start Data extract

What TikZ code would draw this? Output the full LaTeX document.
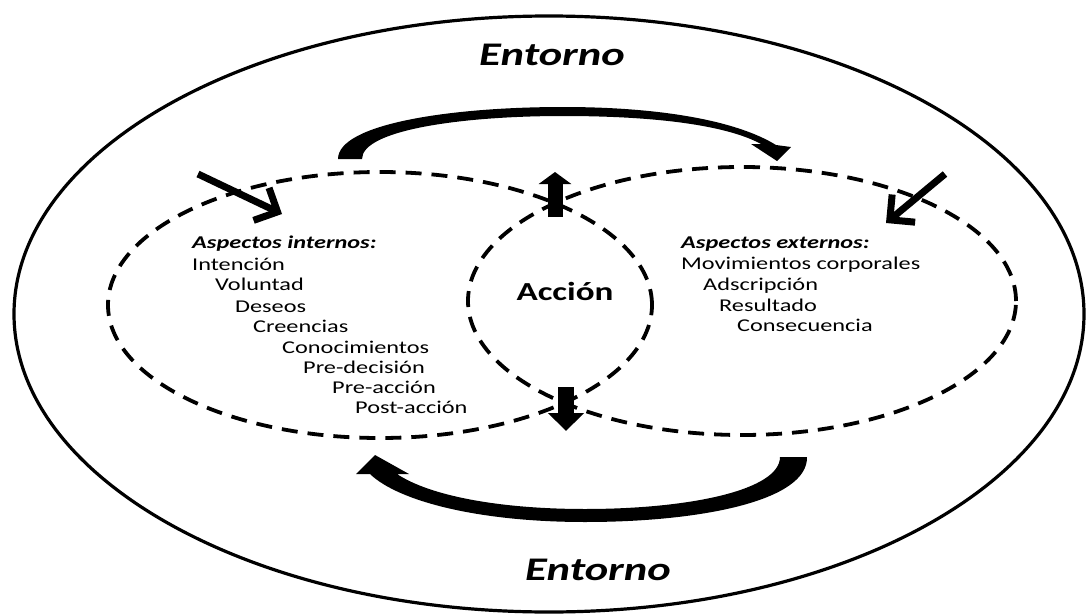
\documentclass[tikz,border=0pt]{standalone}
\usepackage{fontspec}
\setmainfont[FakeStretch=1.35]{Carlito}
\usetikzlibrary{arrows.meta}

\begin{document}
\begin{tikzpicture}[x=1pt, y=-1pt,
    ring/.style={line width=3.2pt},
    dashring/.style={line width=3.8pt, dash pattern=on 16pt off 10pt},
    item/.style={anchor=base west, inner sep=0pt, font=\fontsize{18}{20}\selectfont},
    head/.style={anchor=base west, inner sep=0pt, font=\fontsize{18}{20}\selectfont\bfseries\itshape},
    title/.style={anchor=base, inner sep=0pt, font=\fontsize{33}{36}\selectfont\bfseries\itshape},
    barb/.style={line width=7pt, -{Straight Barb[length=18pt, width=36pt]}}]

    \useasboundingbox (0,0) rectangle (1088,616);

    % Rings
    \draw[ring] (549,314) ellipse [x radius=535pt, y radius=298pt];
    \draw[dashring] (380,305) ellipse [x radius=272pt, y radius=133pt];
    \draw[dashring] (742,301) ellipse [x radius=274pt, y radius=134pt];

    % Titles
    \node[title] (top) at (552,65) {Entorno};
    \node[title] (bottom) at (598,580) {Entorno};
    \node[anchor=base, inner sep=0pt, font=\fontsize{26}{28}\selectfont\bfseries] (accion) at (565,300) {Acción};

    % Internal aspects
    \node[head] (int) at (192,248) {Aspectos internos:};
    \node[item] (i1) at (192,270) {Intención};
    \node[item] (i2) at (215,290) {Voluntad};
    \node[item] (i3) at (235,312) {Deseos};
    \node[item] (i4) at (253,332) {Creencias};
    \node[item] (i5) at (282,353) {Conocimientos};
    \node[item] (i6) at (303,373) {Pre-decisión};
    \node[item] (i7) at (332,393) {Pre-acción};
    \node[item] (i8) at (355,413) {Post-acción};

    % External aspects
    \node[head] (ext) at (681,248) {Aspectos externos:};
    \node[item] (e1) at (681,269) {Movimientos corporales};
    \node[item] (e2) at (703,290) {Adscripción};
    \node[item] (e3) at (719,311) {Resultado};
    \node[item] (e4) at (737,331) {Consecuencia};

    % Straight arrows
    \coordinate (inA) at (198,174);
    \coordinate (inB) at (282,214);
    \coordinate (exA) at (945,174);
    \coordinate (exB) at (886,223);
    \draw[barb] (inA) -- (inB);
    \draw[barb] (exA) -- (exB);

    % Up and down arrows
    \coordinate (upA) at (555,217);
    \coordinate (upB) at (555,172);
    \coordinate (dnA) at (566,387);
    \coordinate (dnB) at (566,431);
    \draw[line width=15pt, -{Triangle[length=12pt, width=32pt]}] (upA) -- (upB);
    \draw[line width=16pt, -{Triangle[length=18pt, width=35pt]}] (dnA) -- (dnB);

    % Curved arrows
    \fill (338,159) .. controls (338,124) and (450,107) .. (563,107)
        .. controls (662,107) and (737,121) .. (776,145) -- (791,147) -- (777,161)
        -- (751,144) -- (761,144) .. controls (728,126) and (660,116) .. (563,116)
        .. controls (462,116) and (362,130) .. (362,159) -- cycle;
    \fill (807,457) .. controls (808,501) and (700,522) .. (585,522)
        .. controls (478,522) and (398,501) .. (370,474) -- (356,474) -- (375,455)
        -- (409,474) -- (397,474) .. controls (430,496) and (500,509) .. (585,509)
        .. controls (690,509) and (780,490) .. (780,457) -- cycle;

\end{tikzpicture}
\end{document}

end Data extract

Directions: Begin at the first line of the data above and repeat each line exactly, stopping after the line containing "radius=274pt, y radius=134pt];". Omit the pictures.

Task response:
What TikZ code would draw this? Output the full LaTeX document.
\documentclass[tikz,border=0pt]{standalone}
\usepackage{fontspec}
\setmainfont[FakeStretch=1.35]{Carlito}
\usetikzlibrary{arrows.meta}

\begin{document}
\begin{tikzpicture}[x=1pt, y=-1pt,
    ring/.style={line width=3.2pt},
    dashring/.style={line width=3.8pt, dash pattern=on 16pt off 10pt},
    item/.style={anchor=base west, inner sep=0pt, font=\fontsize{18}{20}\selectfont},
    head/.style={anchor=base west, inner sep=0pt, font=\fontsize{18}{20}\selectfont\bfseries\itshape},
    title/.style={anchor=base, inner sep=0pt, font=\fontsize{33}{36}\selectfont\bfseries\itshape},
    barb/.style={line width=7pt, -{Straight Barb[length=18pt, width=36pt]}}]

    \useasboundingbox (0,0) rectangle (1088,616);

    % Rings
    \draw[ring] (549,314) ellipse [x radius=535pt, y radius=298pt];
    \draw[dashring] (380,305) ellipse [x radius=272pt, y radius=133pt];
    \draw[dashring] (742,301) ellipse [x radius=274pt, y radius=134pt];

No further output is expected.